Caching
The opt-in response cache and how to control it.
Unified Gateway can cache full responses in Redis and serve identical repeat requests without hitting a provider. It is opt-in per request and off by default — nothing is cached unless the client asks for it.
Enable it per request
Send the cache headers on the inference request:
| Header | Values | Effect |
|---|---|---|
x-unified-cache | true or 1 | Enables caching for this request. Any other value (or absent) = no cache. |
x-unified-cache-ttl | seconds | Time to live on a stored entry. Default 300 (5 min), max 86400 (24 h). |
curl -X POST $BASE/v1/chat/completions \
-H "Authorization: Bearer unified-..." \
-H "x-unified-cache: true" -H "x-unified-cache-ttl: 600" \
-H "content-type: application/json" -d '{
"model": "general",
"messages": [{ "role": "user", "content": "Capital of France?" }]
}'The first call is a miss (served from the provider and stored); identical calls within the TTL are
hits served from Redis. A cache hit is recorded in request_logs with cache_hit = true and bills as
zero cost.
How entries are scoped
- Per virtual key. The cache namespace is the virtual key's id, so one key never sees another key's cached responses.

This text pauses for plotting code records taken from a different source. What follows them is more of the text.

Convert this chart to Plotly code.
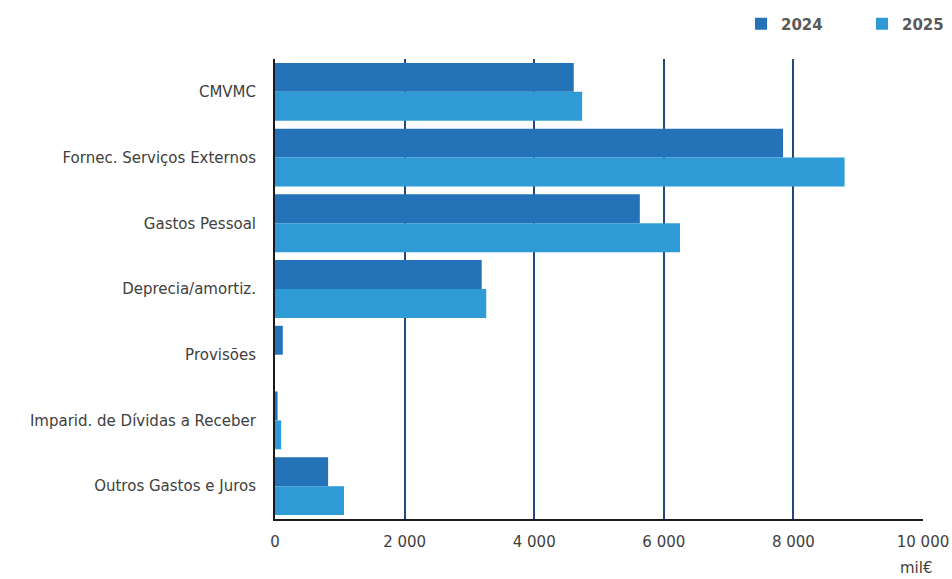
import plotly.graph_objects as go

categories = ["CMVMC", "Fornec. Serviços Externos", "Gastos Pessoal", "Deprecia/amortiz.",
              "Provisões", "Imparid. de Dívidas a Receber", "Outros Gastos e Juros"]
values_2024 = [4610, 7840, 5630, 3190, 120, 40, 820]
values_2025 = [4740, 8790, 6250, 3260, 0, 95, 1065]
tick_vals = [0, 2000, 4000, 6000, 8000, 10000]
tick_text = ["0", "2 000", "4 000", "6 000", "8 000", "10 000"]

FONT = "DejaVu Sans"
fig = go.Figure()
fig.add_trace(go.Bar(y=categories, x=values_2024, name="2024", orientation="h",
                     marker=dict(color="#2472B8", line=dict(width=0))))
fig.add_trace(go.Bar(y=categories, x=values_2025, name="2025", orientation="h",
                     marker=dict(color="#2E9BD6", line=dict(width=0))))

fig.update_layout(
    width=952, height=579,
    margin=dict(l=275, r=29, t=59, b=60, autoexpand=False),
    paper_bgcolor="white", plot_bgcolor="white",
    barmode="group", bargap=0.12, bargroupgap=0,
    font=dict(family=FONT, size=15, color="#404040"),
    showlegend=True,
    legend=dict(orientation="h", xref="container", yref="container",
                x=741 / 952, xanchor="left", y=(579 - 24) / 579, yanchor="middle",
                font=dict(family=FONT, size=15, color="#595959", weight="bold"),
                itemwidth=30, entrywidth=76, traceorder="normal"),
    xaxis=dict(range=[0, 10000], tickvals=tick_vals, ticktext=tick_text,
               showgrid=True, gridcolor="#22487D", gridwidth=2, automargin=False,
               zeroline=False, showline=True, linecolor="#1a1a1a", linewidth=2,
               ticks="", ticklabelstandoff=8, tickfont=dict(size=15, color="#404040")),
    yaxis=dict(autorange="reversed", showline=True, linecolor="#1a1a1a", linewidth=2,
               ticks="", showgrid=False, automargin=False, ticklabelstandoff=14,
               tickfont=dict(size=15, color="#404040")),
    annotations=[dict(text="mil€", x=(935 - 275) / 648, xref="paper", xanchor="right",
                      y=-49 / 460, yref="paper", yanchor="middle", showarrow=False,
                      font=dict(family=FONT, size=15, color="#404040"))],
)
fig.write_html("out.html", config={"displayModeBar": False},
               post_script="document.body.style.margin='0';document.body.style.overflow='hidden';")
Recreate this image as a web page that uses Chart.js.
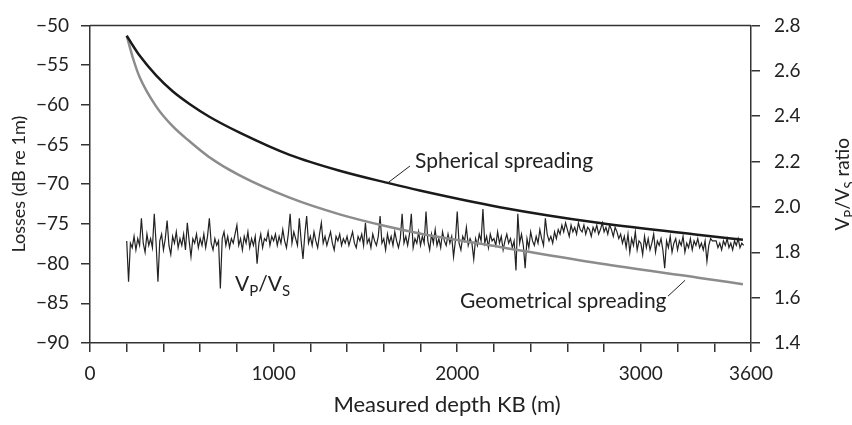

- The master key never caches. Operator traffic always goes to the provider, even with the header set — this keeps administrative and test calls from polluting client caches.
- By exact request. The key is derived from the call type, namespace, and a hash of the canonical request, so any change to the prompt, model, or parameters is a different entry.
- Size cap. Responses larger than 512 KB (typically big embedding batches) are served normally but not stored — the per-hit saving does not justify the Redis memory, and they rarely repeat identically.
Invalidate
Operators can clear cached entries with the master key:
# Everything
DELETE /admin/cache
# Narrow by call type and/or namespace (a virtual key id)
DELETE /admin/cache?callType=chat&namespace=<virtual-key-id>Both filters are optional; omitting them widens the match. The response reports how many entries were removed. Entries also expire on their own once the TTL elapses.
When to use it
Good fits: deterministic or low-temperature prompts, repeated embedding lookups, idempotent retries, and read-heavy endpoints behind a cache-friendly client. Avoid it for high-temperature or personalized generations where every call should be fresh — leave the header off and they never touch the cache.